His work began with a radical gesture, when in 1975 he posted an announcement of his own death in a national daily – an act that attracted no attention at the time, and was to radicalize the followers of conceptual art only much later. His first forays into conceptualism were mail art works in the late 1970s, witty pieces that were to shock the addressee (Sample of No Value). The inscriptions of the conceptual works and drawings spontaneously mixed with the hundreds of notes and cards he wrote, the titles and comments that give the impression of self-subsistent pieces, constituting a body of writing that made him one of the preeminent thinkers among Hungarian artists (philosophers of art?).
Érmezei’s whole life took place in various fields of art. At a young age, he was attracted by theatre and he wanted to be a set designer. As a result, he came in association with avant-garde visual artists, among whom Gyula Pauer was to have the greatest influence on him. Pauer helped him to develop the special plaster casting technique whose endless variations he was to use throughout his short but intensive life (Revelation, The Memory of Earth, Corpuses). Cooperation practices are currently of great interest for contemporary art theory; Zoltán Érmezei engaged in a manner of cooperation with János Rauschenberger and Gyula Pauer that is outstanding in Hungarian art history, with the three creating the figure and works of P.É.R.Y. Puci, the mysterious, fictitious female landscapist (By the River Drava). The cycle became an important part of the canon on account not only of the playful idea, but its very topical political reflections as well.
In a variety of forms, cooperation practices were to mark Zoltán Érmezei’s complete career, while he also undertook roles of varying intensity, much in line with international trends. The turn of the 1970s and 1980s saw the dawn of postmodernism, and along with it, that of the New European Painting and the trans-avant-garde. Unselfishly but creatively, Érmezei helped Sándor Altorjai to bring his work in painting to a denouement, lent a hand to Miklós Erdély in his studio, and assisted János Megyik in Vienna to perfect his wooden constructs. It was, however, in the company of János Rauschenberger that he came to conceive and create his most important works, which unmistakeably belonged to the field of sculpture, and later to painting. The Memory of Earth and the other reliefs, these “self-impressions” or “blurred statues” are also very special individual and double portraits, unique in the history of both Hungarian and international sculpture. The distorted forms that were cast can be simultaneously considered caricatural accentuations of emotions, studies in physiognomy, body-art impressions made in the course of actions, and even follow-ups to classical expressionism.

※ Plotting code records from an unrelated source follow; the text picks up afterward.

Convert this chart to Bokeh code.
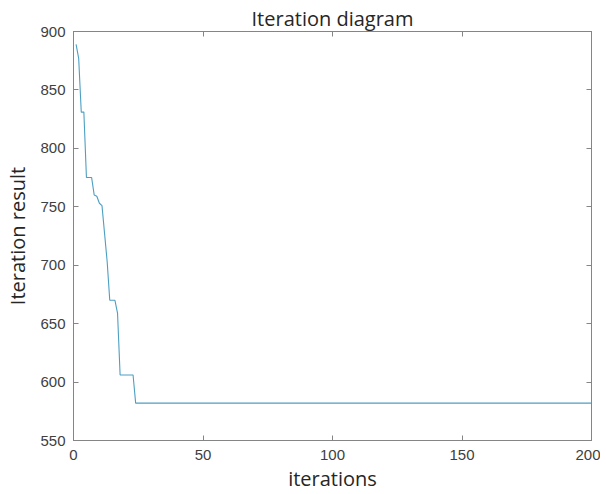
from bokeh.plotting import figure
from bokeh.models import LinearAxis, FixedTicker, Range1d, ColumnDataSource
from bokeh.embed import file_html
from bokeh.resources import INLINE

# ---- data ----
early_values = [889, 877, 831, 831, 775, 775, 775, 760, 759, 753, 751, 727,
                703, 670, 670, 670, 659, 606, 606, 606, 606, 606, 606, 582]
final_value = 582
n_iterations = 200
iterations = list(range(1, n_iterations + 1))
results = early_values + [final_value] * (n_iterations - len(early_values))

x_ticks = [0, 50, 100, 150, 200]
y_ticks = [550, 600, 650, 700, 750, 800, 850, 900]

title_text = "Iteration diagram"
x_label = "iterations"
y_label = "Iteration result"

# ---- styling ----
LINE_COLOR = "#4d9fc2"
AXIS_COLOR = "#858585"
TEXT_COLOR = "#262626"
TICK_FONT = "Liberation Sans"
LABEL_FONT = "Open Sans"

src = ColumnDataSource(dict(x=iterations, y=results))

p = figure(width=600, height=494, output_backend="svg", toolbar_location=None,
           x_range=Range1d(0, 200), y_range=Range1d(550, 900),
           min_border_left=73, min_border_right=9, min_border_top=31,
           min_border_bottom=54, title=title_text)

p.line("x", "y", source=src, line_color=LINE_COLOR, line_width=1.1)

p.xgrid.visible = False
p.ygrid.visible = False
p.outline_line_color = AXIS_COLOR
p.outline_line_width = 1
p.background_fill_color = "white"
p.border_fill_color = "white"

p.title.align = "center"
p.title.text_font = LABEL_FONT
p.title.text_font_size = "20px"
p.title.text_font_style = "normal"
p.title.text_color = TEXT_COLOR
p.title.standoff = 0
p.title.offset = 0

def style_axis(ax, labels=True):
    ax.axis_line_color = AXIS_COLOR
    ax.major_tick_line_color = AXIS_COLOR
    ax.major_tick_in = 5
    ax.major_tick_out = 0
    ax.minor_tick_line_color = None
    ax.major_label_text_font = TICK_FONT
    if labels:
        ax.major_label_text_font_size = "15px"
        ax.major_label_text_color = "#404040"
    else:
        ax.major_label_text_font_size = "1px"
        ax.major_label_text_color = None
        ax.major_label_standoff = 0
    ax.axis_label_text_font = LABEL_FONT
    ax.axis_label_text_font_size = "20px"
    ax.axis_label_text_font_style = "normal"
    ax.axis_label_text_color = TEXT_COLOR

p.xaxis.ticker = FixedTicker(ticks=x_ticks)
p.yaxis.ticker = FixedTicker(ticks=y_ticks)
style_axis(p.xaxis[0])
style_axis(p.yaxis[0])
p.xaxis.axis_label = x_label
p.yaxis.axis_label = y_label
p.xaxis.major_label_standoff = 9
p.yaxis.major_label_standoff = 8
p.xaxis.axis_label_standoff = 2
p.yaxis.axis_label_standoff = 6

top = LinearAxis(ticker=FixedTicker(ticks=x_ticks))
style_axis(top, labels=False)
p.add_layout(top, "above")

right = LinearAxis(ticker=FixedTicker(ticks=y_ticks))
style_axis(right, labels=False)
p.add_layout(right, "right")

open("out.html", "w").write(file_html(p, INLINE))
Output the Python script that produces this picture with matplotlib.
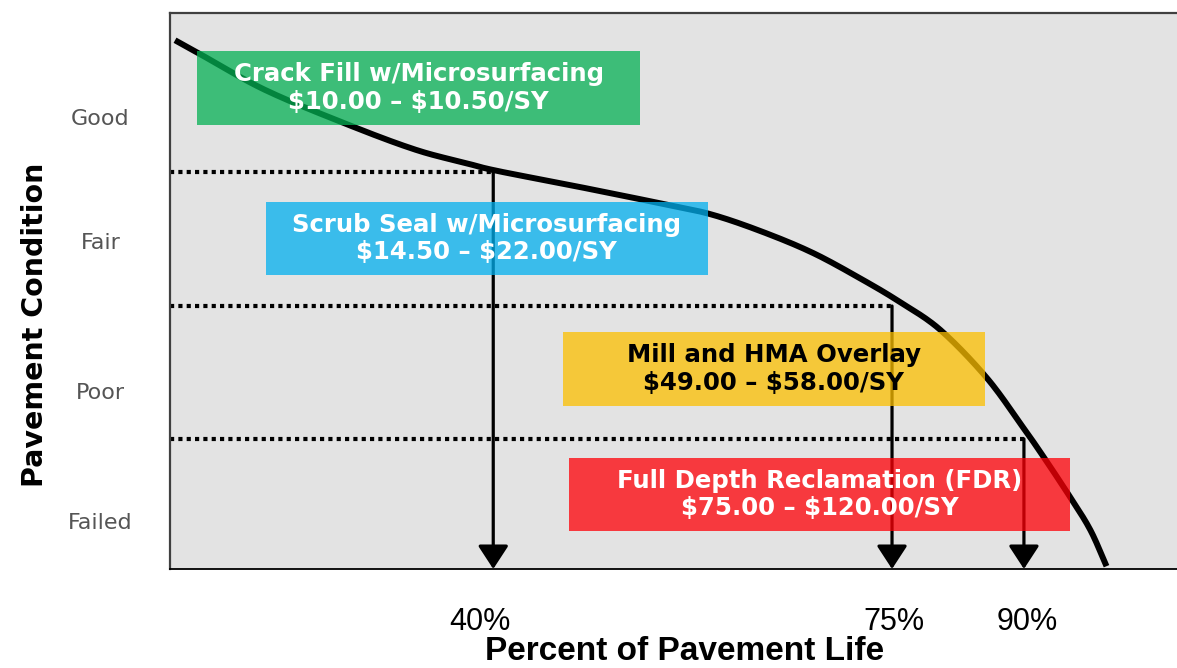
import matplotlib
matplotlib.use("Agg")
import numpy as np
import matplotlib.pyplot as plt
from matplotlib.patches import Rectangle, FancyArrowPatch

# ---- data (nominal chart units: x = position along life axis 0-100, y = condition 0-100)
curve_x = [0.5, 2.8, 9.4, 17.7, 24.4, 29.4, 32.5, 40.7, 49.4, 53.9, 58.9, 63.9,
           68.8, 72.5, 76.5, 81.1, 84.7, 86.7, 89.4, 91.4, 93.0]
curve_y = [95.1, 92.8, 86.2, 79.9, 75.4, 73.0, 71.6, 68.7, 65.5, 63.7, 60.6, 56.8,
           52.0, 48.0, 43.0, 34.4, 25.5, 20.3, 12.9, 7.0, 0.5]

condition_labels = ["Good", "Fair", "Poor", "Failed"]
condition_pos = [81.3, 59.0, 32.0, 8.6]

threshold_x = [32.1, 71.7, 84.8]          # life position where treatment changes
threshold_y = [71.4, 47.3, 23.4]          # condition level of each threshold
life_labels = ["40%", "75%", "90%"]
life_label_pos = [30.8, 71.9, 85.1]

treatments = ["Crack Fill w/Microsurfacing", "Scrub Seal w/Microsurfacing",
              "Mill and HMA Overlay", "Full Depth Reclamation (FDR)"]
costs = ["$10.00 – $10.50/SY", "$14.50 – $22.00/SY",
         "$49.00 – $58.00/SY", "$75.00 – $120.00/SY"]

# ---- layout / style
box_extent = [(2.7, 46.7, 79.9, 93.2), (9.5, 53.4, 52.9, 66.0),
              (39.0, 80.9, 29.3, 42.6), (39.6, 89.4, 6.8, 20.0)]
box_colors = ["#05b154", "#02b0ef", "#fcbf00", "#ff0007"]
text_colors = ["white", "white", "black", "white"]


def catmull_rom(xs, ys, n=20):
    """Smooth drawing path passing through the given points."""
    p = np.column_stack([xs, ys]).astype(float)
    p = np.vstack([2 * p[0] - p[1], p, 2 * p[-1] - p[-2]])
    out = []
    t = np.linspace(0, 1, n, endpoint=False)[:, None]
    for i in range(1, len(p) - 2):
        p0, p1, p2, p3 = p[i - 1], p[i], p[i + 1], p[i + 2]
        seg = 0.5 * ((2 * p1) + (-p0 + p2) * t + (2 * p0 - 5 * p1 + 4 * p2 - p3) * t ** 2
                     + (-p0 + 3 * p1 - 3 * p2 + p3) * t ** 3)
        out.append(seg)
    out.append(p[-2][None, :])
    out = np.vstack(out)
    return out[:, 0], out[:, 1]


W, H = 1177, 668
fig = plt.figure(figsize=(W / 100, H / 100), dpi=100)
ax = fig.add_axes([170 / W, 99 / H, 1007 / W, 556 / H])
ax.set_xlim(0, 100)
ax.set_ylim(0, 100)
ax.set_facecolor("#e3e3e3")

for s in ["left", "top"]:
    ax.spines[s].set_color("#404040")
    ax.spines[s].set_linewidth(1.6)
ax.spines["bottom"].set_color("black")
ax.spines["bottom"].set_linewidth(1.3)
ax.spines["right"].set_visible(False)

# curve
sx, sy = catmull_rom(curve_x, curve_y)
ax.plot(sx, sy, color="black", lw=4.3, solid_capstyle="butt",
        solid_joinstyle="round", zorder=2)

# dotted threshold lines and arrows
for tx, ty in zip(threshold_x, threshold_y):
    ax.plot([0, tx], [ty, ty], color="black", lw=3.0, linestyle=(0, (1, 1)),
            dash_capstyle="butt", zorder=2)
    arr = FancyArrowPatch((tx, ty), (tx, 0), arrowstyle="-|>,head_length=0.72,head_width=0.47",
                          mutation_scale=20, color="black", lw=2.3,
                          shrinkA=0, shrinkB=0, zorder=2)
    ax.add_patch(arr)

# treatment boxes
for (x0, x1, y0, y1), c, tc, t, cost in zip(box_extent, box_colors, text_colors, treatments, costs):
    ax.add_patch(Rectangle((x0, y0), x1 - x0, y1 - y0, facecolor=c, edgecolor="none",
                           alpha=0.75, zorder=3))
    ax.text((x0 + x1) / 2, (y0 + y1) / 2, t + "\n" + cost, ha="center", va="center",
            color=tc, fontsize=17.6, fontweight="bold", family="DejaVu Sans",
            linespacing=1.2, zorder=4, parse_math=False)

# ticks
ax.set_yticks(condition_pos)
ax.set_yticklabels(condition_labels, fontsize=16, color="#555555", family="DejaVu Sans")
ax.tick_params(axis="y", length=0, pad=50)
for lab in ax.get_yticklabels():
    lab.set_horizontalalignment("center")

ax.set_xticks(life_label_pos)
ax.set_xticklabels(life_labels, fontsize=22, color="black", family="Liberation Sans")
ax.tick_params(axis="x", length=0, pad=27)

fig.text(35 / W, 1 - 325 / H, "Pavement Condition", rotation=90, ha="center", va="center",
         fontsize=20.5, fontweight="bold", family="DejaVu Sans")
fig.text(685 / W, 1 - 651 / H, "Percent of Pavement Life", ha="center", va="center",
         fontsize=24, fontweight="bold", family="Liberation Sans")

fig.savefig("out.png", dpi=100)
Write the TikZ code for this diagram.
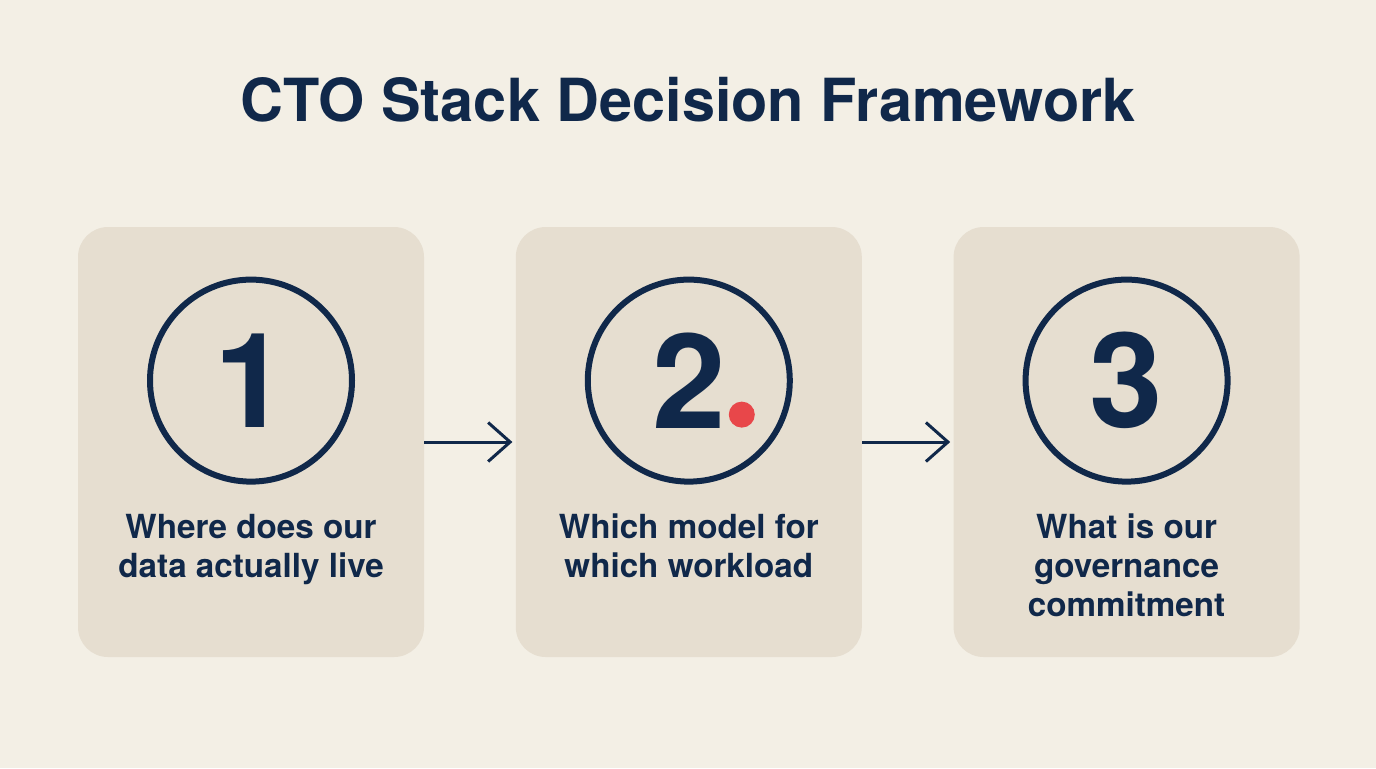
\documentclass[tikz,border=0pt]{standalone}
\usepackage{fontspec}
\setmainfont{TeX Gyre Heros}
\usepackage{tikz}
\usetikzlibrary{positioning}
\usetikzlibrary{arrows.meta}
\definecolor{paper}{HTML}{F3EFE5}
\definecolor{card}{HTML}{E6DED0}
\definecolor{navy}{HTML}{10284A}
\definecolor{accent}{HTML}{E8474A}

\begin{document}
\begin{tikzpicture}[
                          stepcard/.style={rectangle, rounded corners=15pt, fill=card, minimum width=173pt, minimum height=215pt},
                          ring/.style={circle, draw=navy, line width=3pt, minimum size=101pt, inner sep=0pt, text=navy, font=\fontsize{66}{66}\selectfont\bfseries},
                          question/.style={align=center, inner sep=0pt, text=navy, font=\fontsize{16.6}{19.5}\selectfont\bfseries},
                          reddot/.style={circle, fill=accent, minimum size=13pt, inner sep=0pt},
                          flow/.style={draw=navy, line width=1.5pt, -{Straight Barb[length=11pt, width=19.5pt]}, shorten >=1.5pt},
                      ]
                      \fill[paper] (0,0) rectangle (688pt,-384pt);
                      \useasboundingbox (0,0) rectangle (688pt,-384pt);

                      % Nodes
                      \node[text=navy, font=\fontsize{29.7}{29.7}\selectfont\bfseries] (title) at (344pt,-50pt) {CTO Stack Decision Framework};

                      \node[stepcard]        (card1)     at (125.5pt,-221pt)         {};
                      \node[stepcard]        (card2)     [right=45.5pt of card1]     {};
                      \node[stepcard]        (card3)     [right=45.5pt of card2]     {};

                      \node[ring]            (ring1)     [below=25pt of card1.north]   {1};
                      \node[ring]            (ring2)     [below=25pt of card2.north]   {2};
                      \node[ring]            (ring3)     [below=25pt of card3.north]   {3};
                      \node[reddot]          (dot2)      at ([shift={(26.5pt,-17pt)}]ring2.center) {};

                      \node[question]        (ask1)      [below=14.5pt of ring1]       {Where does our\\data actually live};
                      \node[question]        (ask2)      [below=14.5pt of ring2]       {Which model for\\which workload};
                      \node[question]        (ask3)      [below=14.5pt of ring3]       {What is our\\governance\\commitment};

                      %Lines
                      \draw[flow] (card1.east) -- (card2.west);
                      \draw[flow] (card2.east) -- (card3.west);
                  \end{tikzpicture}
\end{document}
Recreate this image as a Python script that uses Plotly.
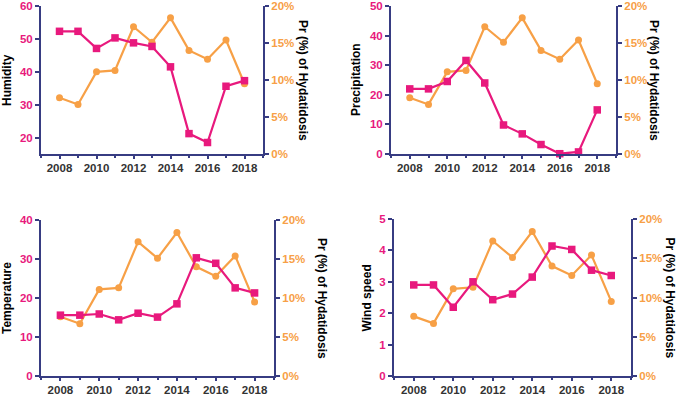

Along with the reliefs, Érmezei made extended drawing series to study his own facial expressions, the changes in his mood and physiognomy. Out of the mirror-situation of the self-portrait grew the most carefully considered examples of cooperation with Rauschenberger, when the two artists painted each other at the same time, while in motion, often on the surface of a mirror. They “fixed the mirror image”, created new mirror paintings, which resulted in not only a new type of image, but a number of instances of verbal play.
Zoltán Érmezei’s whole oeuvre is marked by the masterful use of words and puns, which borders on poetry and philosophy, but which on a more concrete level constitutes unmistakeable reflections on creation itself, the fulfilment of a characteristic of conceptual art, its “metalinguistic” function.
Zoltán Érmezei, who by his own account was working on an oeuvre exhibition throughout his life, bade farewell with an action, a sacral-liturgical rite, at his last exhibition: in 1990, in the Lajos Street exhibition hall of Budapest Gallery he created, with the help of his friends and in the presence of an audience, his own plaster cast, a dramatically executed Corpus, which, when hung on the wall, could not but remind the viewer of the Crucified Christ (or, thanks to Márta Fehér’s video recording of the event, of the Descent from the Cross).
The process of the action was astonishing as the artist’s body was unearthed and assumed the same position as the pseudo-archaeological statues and finds of the Revelation exhibition in the gallery basement, before the ideas of suffering and death, burial and resurrection met in a final spatial and temporal unity. By this time the artist was seriously ill. Strongly reminiscent of a sacred rite or liturgy, the action was a fitting closure to a life’s work that was permeated all along by philosophy and faith.
Several of the works that Ludwig Museum displays at its exhibition of Zoltán Érmezei’s oeuvre have never been seen publicly, or have been in storage for a long time, and are now presented together with their Hungarian context, with such focal points of arrangement as collaboration and the technical innovations introduced to sculpture casting and impression making. The early conceptual, chiefly mail art works, presented now for the first time, throw a new light on the intellectual fermentation of the 1980s, and the connection network of the period’s art scene.